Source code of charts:
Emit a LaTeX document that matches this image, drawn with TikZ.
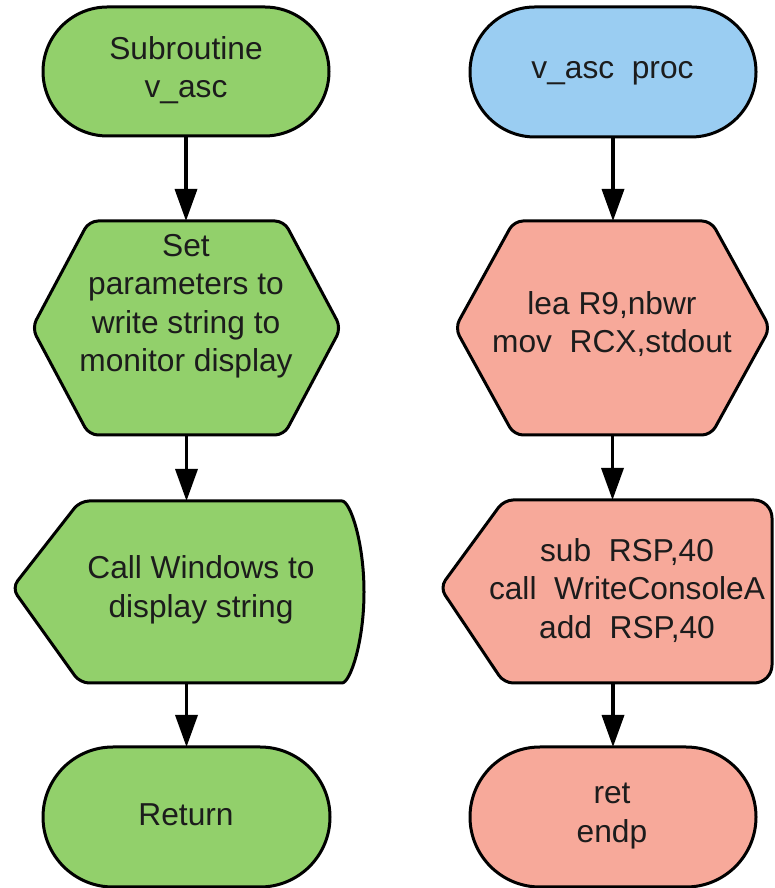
\documentclass[tikz,border=0pt]{standalone}
\usepackage{fontspec}
\setmainfont{Liberation Sans}
\usetikzlibrary{arrows.meta}

\definecolor{termgreen}{HTML}{92D06B}
\definecolor{procblue}{HTML}{9ACDF2}
\definecolor{codesalmon}{HTML}{F7A99A}
\definecolor{inkdark}{HTML}{1C1C1C}

\begin{document}
\begin{tikzpicture}[x=1pt,y=1pt,
  outline/.style={draw=black, line width=3pt, line join=round},
  frame/.style n args={2}{minimum width=#1, minimum height=#2, inner sep=0pt, outer sep=0pt},
  txt/.style={font=\fontsize{31.7}{38.5}\selectfont, text=inkdark, align=center, inner sep=0pt},
  flow/.style={line width=3.5pt, -{Triangle[width=22pt,length=32pt]}}
]
\useasboundingbox (0,0) rectangle (774,888);

% ---- frames of the flowchart blocks ----
\node[frame={286pt}{129pt}] (start)   at (186,816.5) {};
\node[frame={309pt}{214pt}] (setpar)  at (186.5,560) {};
\node[frame={352pt}{182pt}] (callwin) at (188,296) {};
\node[frame={287pt}{140pt}] (ret)     at (186.5,71) {};

\node[frame={286pt}{130pt}] (proc)    at (613,816) {};
\node[frame={315pt}{214pt}] (setreg)  at (612.5,560) {};
\node[frame={332pt}{183pt}] (callapi) at (606,296.5) {};
\node[frame={286pt}{140pt}] (endp)    at (613,71) {};

% ---- left column outlines ----
\draw[outline, fill=termgreen, rounded corners=64.5pt]
  (start.south west) rectangle (start.north east);
\draw[outline, fill=termgreen, rounded corners=9pt]
  (setpar.north) -- ([xshift=-57pt]setpar.north east) -- (setpar.east)
  -- ([xshift=-57pt]setpar.south east) -- ([xshift=57pt]setpar.south west)
  -- (setpar.west) -- ([xshift=57pt]setpar.north west) -- cycle;
\draw[outline, fill=termgreen, rounded corners=9pt]
  (callwin.north) -- ([xshift=-31pt]callwin.north east)
  arc[start angle=90, end angle=-90, x radius=31pt, y radius=91pt]
  -- ([xshift=68pt]callwin.south west) -- ([yshift=4pt]callwin.west)
  -- ([xshift=68pt]callwin.north west) -- cycle;
\draw[outline, fill=termgreen, rounded corners=70pt]
  (ret.south west) rectangle (ret.north east);

% ---- right column outlines ----
\draw[outline, fill=procblue, rounded corners=65pt]
  (proc.south west) rectangle (proc.north east);
\draw[outline, fill=codesalmon, rounded corners=9pt]
  (setreg.north) -- ([xshift=-59pt]setreg.north east) -- (setreg.east)
  -- ([xshift=-59pt]setreg.south east) -- ([xshift=59pt]setreg.south west)
  -- (setreg.west) -- ([xshift=59pt]setreg.north west) -- cycle;
\draw[outline, fill=codesalmon, rounded corners=18pt]
  (callapi.north) -- (callapi.north east) -- (callapi.south east)
  [rounded corners=9pt]
  -- ([xshift=64pt]callapi.south west) -- ([yshift=4pt]callapi.west)
  -- ([xshift=64pt]callapi.north west) -- cycle;
\draw[outline, fill=codesalmon, rounded corners=70pt]
  (endp.south west) rectangle (endp.north east);

% ---- texts ----
\node[txt] (t-start)   at (186,818)   {Subroutine\\v\_asc};
\node[txt] (t-setpar)  at (186,582)   {Set\\parameters to\\write string to\\monitor display};
\node[txt] (t-callwin) at (201,298)   {Call Windows to\\display string};
\node[txt] (t-ret)     at (186,73)    {Return};

\node[txt] (t-proc)    at (612.5,815) {v\_asc\ \ proc};
\node[txt] (t-setreg)  at (612,564)   {lea R9,nbwr\\mov\ \ RCX,stdout};
\node[txt] (t-callapi) at (627,297.5) {sub\ \ RSP,40\\call\ \ WriteConsoleA\\add\ \ RSP,40};
\node[txt] (t-endp)    at (612,72)    {ret\\endp};

% ---- connectors ----
\draw[flow] (start.south) -- (start.south |- setpar.north);
\draw[flow] (setpar.south) -- (setpar.south |- callwin.north);
\draw[flow] (ret.north |- callwin.south) -- (ret.north);

\draw[flow] (proc.south) -- (proc.south |- setreg.north);
\draw[flow] (setreg.south) -- (setreg.south |- callapi.north);
\draw[flow] (endp.north |- callapi.south) -- (endp.north);
\end{tikzpicture}
\end{document}
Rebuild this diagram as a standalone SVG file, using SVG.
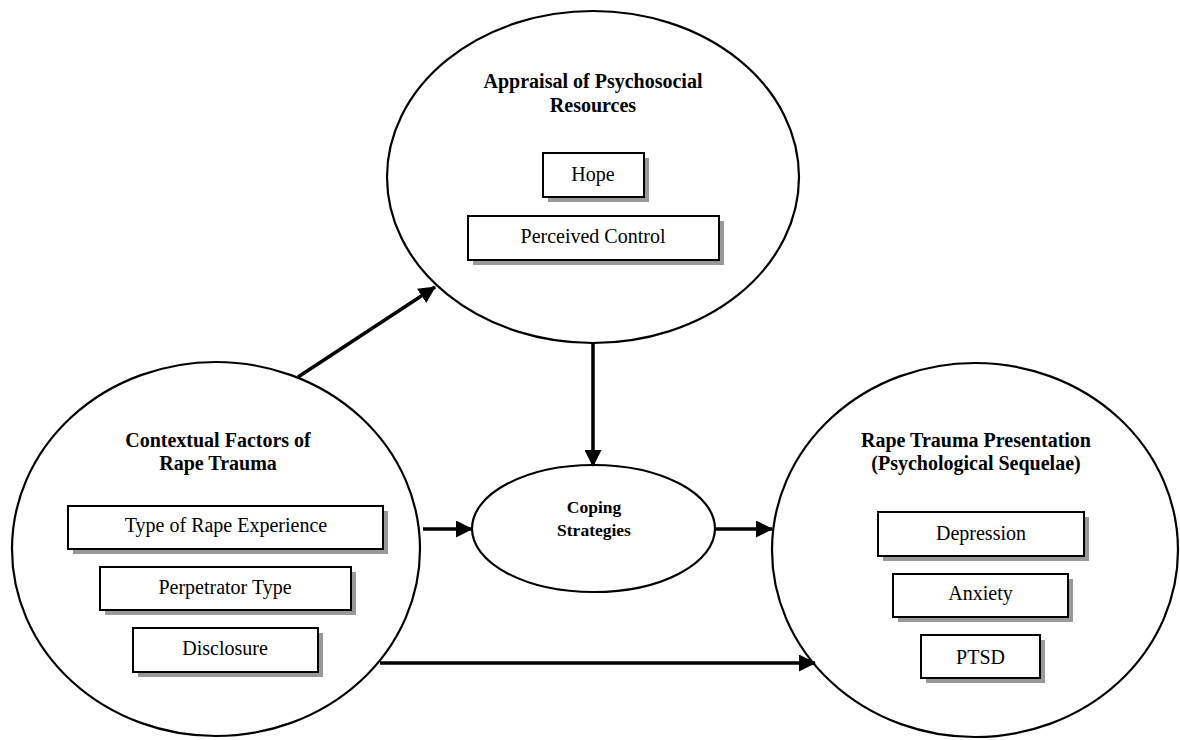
<svg xmlns="http://www.w3.org/2000/svg" width="1180" height="740" viewBox="0 0 1180 740">
<style>
.ell{fill:#fff;stroke:#000;stroke-width:2.2}
.box{fill:#fff;stroke:#000;stroke-width:2}
.sh{fill:#999}
.hd{font-family:"Liberation Serif","Times New Roman",serif;font-weight:bold;font-size:20px;text-anchor:middle;fill:#000}
.lb{font-family:"Liberation Serif","Times New Roman",serif;font-size:20px;text-anchor:middle;fill:#000}
.cp{font-family:"Liberation Serif","Times New Roman",serif;font-weight:bold;font-size:17.5px;text-anchor:middle;fill:#000}
.con{fill:none;stroke:#000;stroke-width:3.5;marker-end:url(#ah)}
</style>
<defs>
<marker id="ah" markerUnits="userSpaceOnUse" markerWidth="17" markerHeight="17" viewBox="0 0 17 17" refX="16" refY="8.5" orient="auto">
<path d="M0,0 L17,8.5 L0,17 Z" fill="#000"/>
</marker>
</defs>
<rect width="1180" height="740" fill="#fff"/>

<g id="appraisal">
<ellipse class="ell" cx="593" cy="177" rx="206" ry="166"/>
<text class="hd" x="593" y="88">Appraisal of Psychosocial</text>
<text class="hd" x="593" y="112">Resources</text>
<g id="hope">
<rect class="sh" x="548" y="158" width="101" height="44"/>
<rect class="box" x="543" y="153" width="101" height="44"/>
<text class="lb" x="593" y="181">Hope</text>
</g>
<g id="perceived-control">
<rect class="sh" x="473" y="221" width="251" height="44"/>
<rect class="box" x="468" y="216" width="251" height="44"/>
<text class="lb" x="593" y="243">Perceived Control</text>
</g>
</g>

<g id="contextual">
<ellipse class="ell" cx="216" cy="549" rx="204" ry="187"/>
<text class="hd" x="218" y="447">Contextual Factors of</text>
<text class="hd" x="218" y="470">Rape Trauma</text>
<g id="type-rape">
<rect class="sh" x="73" y="511" width="315" height="43"/>
<rect class="box" x="68" y="506" width="315" height="43"/>
<text class="lb" x="226" y="532">Type of Rape Experience</text>
</g>
<g id="perpetrator">
<rect class="sh" x="105" y="572" width="251" height="43"/>
<rect class="box" x="100" y="567" width="251" height="43"/>
<text class="lb" x="225" y="594">Perpetrator Type</text>
</g>
<g id="disclosure">
<rect class="sh" x="138" y="633" width="185" height="44"/>
<rect class="box" x="133" y="628" width="185" height="44"/>
<text class="lb" x="225" y="655">Disclosure</text>
</g>
</g>

<g id="coping">
<ellipse class="ell" cx="593.5" cy="528.5" rx="121.5" ry="63.5"/>
<text class="cp" x="594" y="513">Coping</text>
<text class="cp" x="594" y="536">Strategies</text>
</g>

<g id="presentation">
<ellipse class="ell" cx="975" cy="550" rx="203" ry="187"/>
<text class="hd" x="976" y="447">Rape Trauma Presentation</text>
<text class="hd" x="976" y="470">(Psychological Sequelae)</text>
<g id="depression">
<rect class="sh" x="883" y="517" width="206" height="44"/>
<rect class="box" x="878" y="512" width="206" height="44"/>
<text class="lb" x="981" y="540">Depression</text>
</g>
<g id="anxiety">
<rect class="sh" x="898" y="579" width="175" height="43"/>
<rect class="box" x="893" y="574" width="175" height="43"/>
<text class="lb" x="980.5" y="600">Anxiety</text>
</g>
<g id="ptsd">
<rect class="sh" x="926" y="640" width="119" height="43"/>
<rect class="box" x="921" y="635" width="119" height="43"/>
<text class="lb" x="980.5" y="664">PTSD</text>
</g>
</g>

<g id="connectors">
<line class="con" x1="298" y1="377" x2="435" y2="287"/>
<line class="con" x1="593" y1="343" x2="593" y2="466"/>
<line class="con" x1="423" y1="529" x2="472" y2="529"/>
<line class="con" x1="715" y1="529" x2="772" y2="529"/>
<line class="con" x1="380" y1="663" x2="815" y2="663"/>
</g>
</svg>
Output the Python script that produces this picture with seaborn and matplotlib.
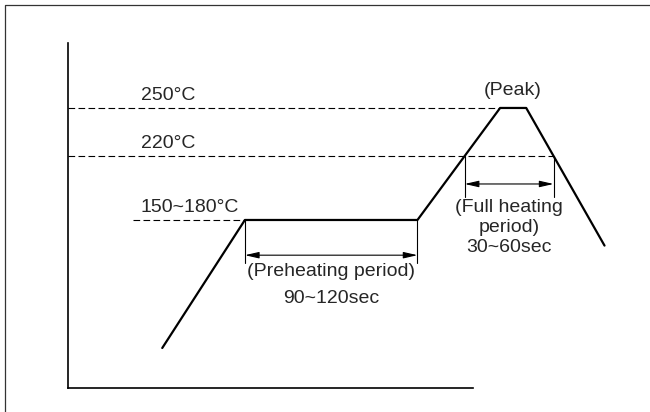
import numpy as np
import pandas as pd
import matplotlib.pyplot as plt
import seaborn as sns
from matplotlib.lines import Line2D

# schematic reflow profile: time (sec) vs temperature (degC)
time_s = [65, 122, 241, 298, 316, 370]
temp_c = [100, 180, 180, 250, 250, 164]

level_temps = [250, 220]
level_labels = ["250°C", "220°C"]
preheat_label = "150~180°C"

preheat_text = ["(Preheating period)", "90~120sec"]
full_text = "(Full heating\nperiod)\n30~60sec"
peak_text = "(Peak)"

sns.set_style("white")
plt.rcParams["font.family"] = ["Liberation Sans", "DejaVu Sans"]

df = pd.DataFrame({"time": time_s, "temp": temp_c})

fig = plt.figure(figsize=(6.5, 4.12), dpi=100)
ax = fig.add_axes([68 / 650, 24 / 412, 405 / 650, 345 / 412])

sns.lineplot(data=df, x="time", y="temp", sort=False, color="black",
             lw=1.6, ax=ax, clip_on=False)
ax.set_xlim(0, 279.3)
ax.set_ylim(75, 290.6)
sns.despine(ax=ax)
for s in ["left", "bottom"]:
    ax.spines[s].set_linewidth(1.2)
    ax.spines[s].set_color("black")
ax.set_xticks([])
ax.set_yticks([])
ax.set_xlabel("")
ax.set_ylabel("")

# key points on the profile
pre_start, pre_end = time_s[1], time_s[2]
peak_start, peak_end = time_s[3], time_s[4]
full_start = np.interp(220, temp_c[2:4], time_s[2:4])
full_end = np.interp(220, temp_c[4:6][::-1], time_s[4:6][::-1])

dash = dict(color="black", lw=0.8, dashes=(6, 3), clip_on=False)
ax.plot([0, peak_start], [level_temps[0]] * 2, **dash)
ax.plot([0, full_end], [level_temps[1]] * 2, **dash)
ax.plot([45, pre_start], [temp_c[1]] * 2, **dash)

fs = 14
ax.text(50, 258, level_labels[0], fontsize=fs, va="center")
ax.text(50, 228, level_labels[1], fontsize=fs, va="center")
ax.text(50, 187.5, preheat_label, fontsize=fs, va="center")
ax.text((peak_start + peak_end) / 2, 261, peak_text, fontsize=fs,
        ha="center", va="center")

arrow = dict(arrowstyle="<|-|>,head_length=0.7,head_width=0.16",
             color="black", lw=0.8, mutation_scale=12, shrinkA=0, shrinkB=0)

# preheating period bracket
thin = dict(color="black", lw=0.8, clip_on=False)
for t in (pre_start, pre_end):
    ax.plot([t, t], [180, 153], **thin)
ax.annotate("", xy=(pre_end, 158), xytext=(pre_start, 158),
            arrowprops=arrow, annotation_clip=False)
mid = (pre_start + pre_end) / 2
ax.text(mid, 147.5, preheat_text[0], fontsize=fs, ha="center", va="center")
ax.text(mid, 131, preheat_text[1], fontsize=fs, ha="center", va="center")

# full heating period bracket
for t in (full_start, full_end):
    ax.plot([t, t], [220, 194.4], **thin)
ax.annotate("", xy=(full_end, 202.5), xytext=(full_start, 202.5),
            arrowprops=arrow, annotation_clip=False)
ax.text((full_start + full_end) / 2, 175.5, full_text, fontsize=fs,
        ha="center", va="center", linespacing=1.24, clip_on=False)

# outer frame (open to the right and bottom)
fx, fy = 4.5 / 650, 1 - 4.5 / 412
fig.add_artist(Line2D([fx, fx, 1], [0, fy, fy], color="#333333", lw=0.9,
                      transform=fig.transFigure))

fig.savefig("out.png", dpi=100)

> **What is being asked**: In the entries above, find every line holding the word "that" and copy it out.

> **Answer to this problem**:
Emit a LaTeX document that matches this image, drawn with TikZ.
Output the Python script that produces this picture with seaborn and matplotlib.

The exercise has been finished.